-- Begin --

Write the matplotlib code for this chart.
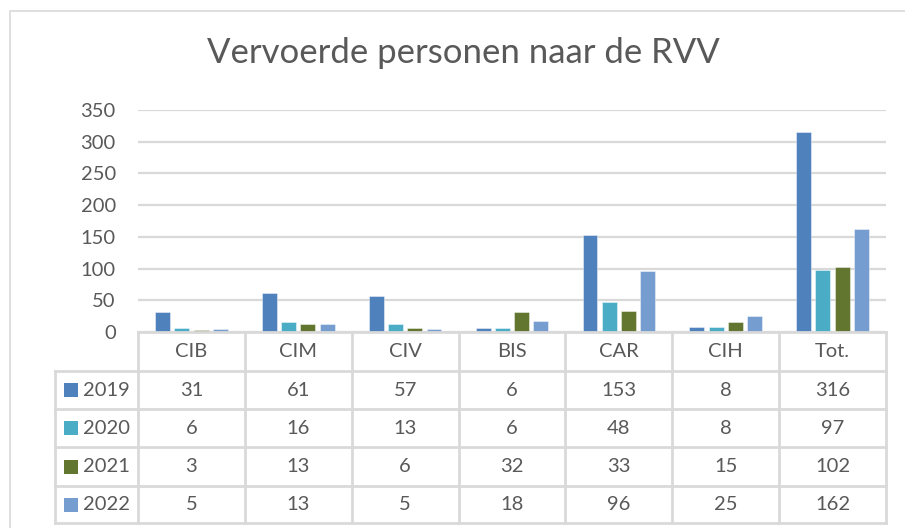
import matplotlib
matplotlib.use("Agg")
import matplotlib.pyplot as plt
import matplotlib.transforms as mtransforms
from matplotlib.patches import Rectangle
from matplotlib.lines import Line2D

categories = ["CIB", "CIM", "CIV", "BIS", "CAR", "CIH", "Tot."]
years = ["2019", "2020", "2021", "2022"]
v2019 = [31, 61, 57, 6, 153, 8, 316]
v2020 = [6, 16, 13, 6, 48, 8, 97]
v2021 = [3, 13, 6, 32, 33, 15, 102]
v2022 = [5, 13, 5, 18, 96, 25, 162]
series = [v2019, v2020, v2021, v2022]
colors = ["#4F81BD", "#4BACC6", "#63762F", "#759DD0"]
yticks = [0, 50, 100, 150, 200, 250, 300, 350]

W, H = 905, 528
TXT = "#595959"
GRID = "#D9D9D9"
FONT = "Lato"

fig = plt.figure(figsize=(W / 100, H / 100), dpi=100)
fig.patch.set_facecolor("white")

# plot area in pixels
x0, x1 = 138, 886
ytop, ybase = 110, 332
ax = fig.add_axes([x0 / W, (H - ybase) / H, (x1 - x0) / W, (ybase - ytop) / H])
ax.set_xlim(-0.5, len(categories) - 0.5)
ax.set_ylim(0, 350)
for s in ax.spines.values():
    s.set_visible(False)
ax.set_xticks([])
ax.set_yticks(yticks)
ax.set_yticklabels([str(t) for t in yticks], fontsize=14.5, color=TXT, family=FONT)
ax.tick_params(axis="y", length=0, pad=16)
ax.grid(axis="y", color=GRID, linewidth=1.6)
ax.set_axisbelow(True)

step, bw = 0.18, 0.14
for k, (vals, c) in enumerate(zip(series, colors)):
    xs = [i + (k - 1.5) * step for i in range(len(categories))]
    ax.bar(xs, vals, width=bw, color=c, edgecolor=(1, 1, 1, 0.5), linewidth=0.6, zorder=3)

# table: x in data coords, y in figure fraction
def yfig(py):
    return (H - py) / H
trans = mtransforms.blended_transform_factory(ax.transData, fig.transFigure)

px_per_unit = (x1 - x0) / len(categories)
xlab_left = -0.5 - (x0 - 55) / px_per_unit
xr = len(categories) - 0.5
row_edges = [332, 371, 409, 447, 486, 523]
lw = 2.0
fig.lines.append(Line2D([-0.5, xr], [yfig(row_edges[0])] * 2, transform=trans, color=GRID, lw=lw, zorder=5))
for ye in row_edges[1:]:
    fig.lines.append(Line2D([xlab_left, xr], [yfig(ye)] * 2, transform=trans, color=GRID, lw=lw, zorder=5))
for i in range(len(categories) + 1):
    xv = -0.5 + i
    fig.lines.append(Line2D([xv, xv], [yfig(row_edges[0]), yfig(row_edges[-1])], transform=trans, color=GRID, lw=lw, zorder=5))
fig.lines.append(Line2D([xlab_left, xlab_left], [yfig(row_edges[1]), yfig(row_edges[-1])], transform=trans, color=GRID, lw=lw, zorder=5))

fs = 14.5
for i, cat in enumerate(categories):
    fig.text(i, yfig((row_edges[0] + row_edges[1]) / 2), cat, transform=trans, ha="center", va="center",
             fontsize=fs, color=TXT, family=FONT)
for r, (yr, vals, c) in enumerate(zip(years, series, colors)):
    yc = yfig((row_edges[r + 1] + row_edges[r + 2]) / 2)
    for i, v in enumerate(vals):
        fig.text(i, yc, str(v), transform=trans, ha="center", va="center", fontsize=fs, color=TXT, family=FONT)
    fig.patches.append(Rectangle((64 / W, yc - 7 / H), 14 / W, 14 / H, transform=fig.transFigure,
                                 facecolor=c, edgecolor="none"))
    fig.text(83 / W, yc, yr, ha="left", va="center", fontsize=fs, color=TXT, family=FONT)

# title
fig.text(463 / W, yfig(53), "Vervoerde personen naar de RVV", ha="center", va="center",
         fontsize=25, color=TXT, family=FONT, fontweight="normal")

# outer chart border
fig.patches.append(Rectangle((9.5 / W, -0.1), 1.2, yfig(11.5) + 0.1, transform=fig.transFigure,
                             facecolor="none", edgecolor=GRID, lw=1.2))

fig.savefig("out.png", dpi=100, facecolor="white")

-- End --
-- Begin --

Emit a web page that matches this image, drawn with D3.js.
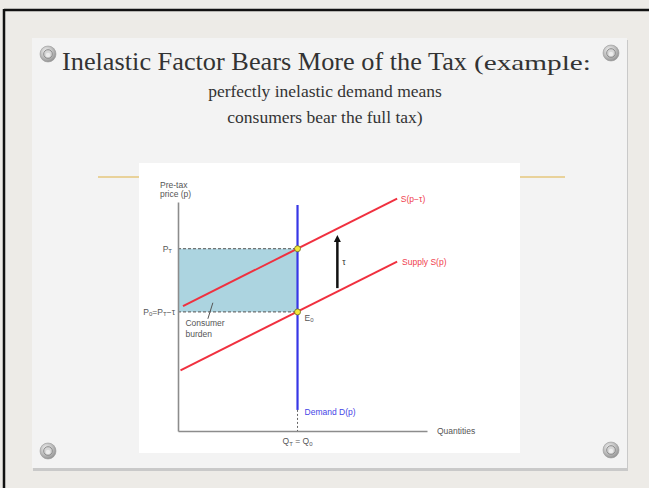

-- End --

--- Instructions for the task ---
Pick out and copy every line that contains the word "chart".

--- Written answer ---
Write the matplotlib code for this chart.
# outer chart border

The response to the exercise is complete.